Benchmarking frameworks are critical for advancing M $^3$ -RL and evolutionary multiobjective algorithms:

MORL as Algorithm Testbed: Complex RL tasks provide challenging, stochastic environments to evaluate and enhance MOEAs and RL algorithms, revealing strengths and weaknesses not apparent in deterministic domains (Hernández et al., 19 May 2025).
Hybridization Opportunities: Hybrid approaches combining the rapid improvement capabilities of single-objective EAs (e.g., PSO) with the diversity coverage of MOEAs are plausible directions for improved Pareto approximation (Hernández et al., 19 May 2025).
Extensions:
- Robust multiobjective optimization for partially observable, multimodal, and adversarial settings.
- Cross-modal transfer, fast policy adaptation, and online preference adjustment.
- Algorithmic innovation in utility functions and dynamic weighting for improved pluralistic alignment.
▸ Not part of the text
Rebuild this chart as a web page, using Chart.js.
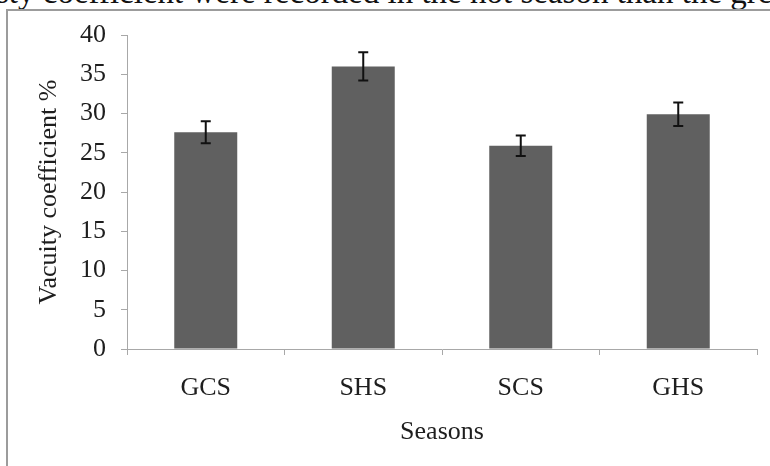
<!DOCTYPE html>
<html>
<head>
<meta charset="utf-8">
<script src="https://cdn.jsdelivr.net/npm/chart.js@4.4.0/dist/chart.umd.min.js"></script>
<style>
  html, body { margin: 0; padding: 0; background: #fff; overflow: hidden; }
  #page { position: relative; width: 770px; height: 466px; overflow: hidden; }
  #topline {
    position: absolute; left: -4px; top: -8px; height: 0; white-space: nowrap;
    font-family: "Liberation Serif", serif; font-size: 33px; line-height: 0; color: #111;
  }
  #frame {
    position: absolute; left: 6px; top: 9px; width: 780px; height: 480px;
    border-top: 2px solid #9c9c9c; border-left: 2px solid #9c9c9c;
  }
  #wrap { position: absolute; left: 0; top: 0; width: 770px; height: 466px; }
</style>
</head>
<body>
<div id="page">
  <div id="topline">sty coefficient were recorded in the hot season than the greater</div>
  <div id="frame"></div>
  <div id="wrap"><canvas id="c"></canvas></div>
</div>
<script>
// values
const seasons = ['GCS', 'SHS', 'SCS', 'GHS'];
const vacuity = [27.6, 36.0, 25.9, 29.9];
const vacuityErr = [1.4, 1.8, 1.3, 1.5];
const yTicks = [0, 5, 10, 15, 20, 25, 30, 35, 40];

const axisGray = '#a8a8a8';
const txt = '#1e1e1e';
const serif = '"Liberation Serif", "Times New Roman", serif';

// simple error bar plugin
const errorBars = {
  id: 'errorBars',
  afterDatasetsDraw(chart) {
    const ctx = chart.ctx;
    const y = chart.scales.y;
    const meta = chart.getDatasetMeta(0);
    ctx.save();
    ctx.strokeStyle = '#111';
    ctx.lineWidth = 2;
    meta.data.forEach((bar, i) => {
      const hi = y.getPixelForValue(vacuity[i] + vacuityErr[i]);
      const lo = y.getPixelForValue(vacuity[i] - vacuityErr[i]);
      const cx = bar.x;
      ctx.beginPath();
      ctx.moveTo(cx, hi); ctx.lineTo(cx, lo);
      ctx.moveTo(cx - 5, hi); ctx.lineTo(cx + 5, hi);
      ctx.moveTo(cx - 5, lo); ctx.lineTo(cx + 5, lo);
      ctx.stroke();
    });
    ctx.restore();
  }
};

new Chart(document.getElementById('c'), {
  type: 'bar',
  data: {
    labels: seasons,
    datasets: [{
      label: 'Vacuity coefficient %',
      data: vacuity,
      backgroundColor: '#606060',
      borderWidth: 0,
      barPercentage: 0.4,
      categoryPercentage: 1.0
    }]
  },
  options: {
    responsive: true,
    maintainAspectRatio: false,
    animation: false,
    layout: { padding: { left: 0, right: 13, top: 35, bottom: 0 } },
    plugins: { legend: { display: false }, tooltip: { enabled: false } },
    scales: {
      x: {
        grid: { drawOnChartArea: false, drawTicks: true, tickLength: 6, color: axisGray, offset: true },
        border: { display: true, color: axisGray, width: 1 },
        ticks: { color: txt, padding: 18, font: { family: serif, size: 26 } },
        title: { display: true, text: 'Seasons', color: txt, font: { family: serif, size: 26 }, padding: { top: 0, bottom: 18 } },
        afterFit(s) { s.height = 117; }
      },
      y: {
        min: 0, max: 40,
        afterBuildTicks(s) { s.ticks = yTicks.map(v => ({ value: v })); },
        grid: { drawOnChartArea: false, drawTicks: true, tickLength: 6, color: axisGray },
        border: { display: true, color: axisGray, width: 1 },
        ticks: { color: txt, padding: 15, font: { family: serif, size: 26 } },
        title: { display: true, text: 'Vacuity coefficient %', color: txt, font: { family: serif, size: 26 }, padding: { top: 34, bottom: 0 } },
        afterFit(s) { s.width = 127; }
      }
    }
  },
  plugins: [errorBars]
});
</script>
</body>
</html>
7. Applications and Implications

M $^3$ -RL methods have demonstrated utility in robotics (trade-off across speed, safety, energy), personalized recommendation systems (dynamic session-based optimization for CTR/CTCVR), sustainable energy management, and pluralistic alignment in AI systems sensitive to plural stakeholder values (Liu et al., 2023, Liu et al., 3 Oct 2024, Vamplew et al., 15 Oct 2024). Core implications include the feasibility of real-time policy selection for changing objectives, enhanced generalization/sample efficiency, and support for human-aligned, multi-stakeholder AI.

M $^3$ -RL represents an overview of deep reinforcement learning, multiobjective optimization, meta-learning, and multimodal representation learning. The integration of these methodologies enables agents to operate robustly in complex environments and under varying preferences—an essential direction for the next generation of intelligent systems.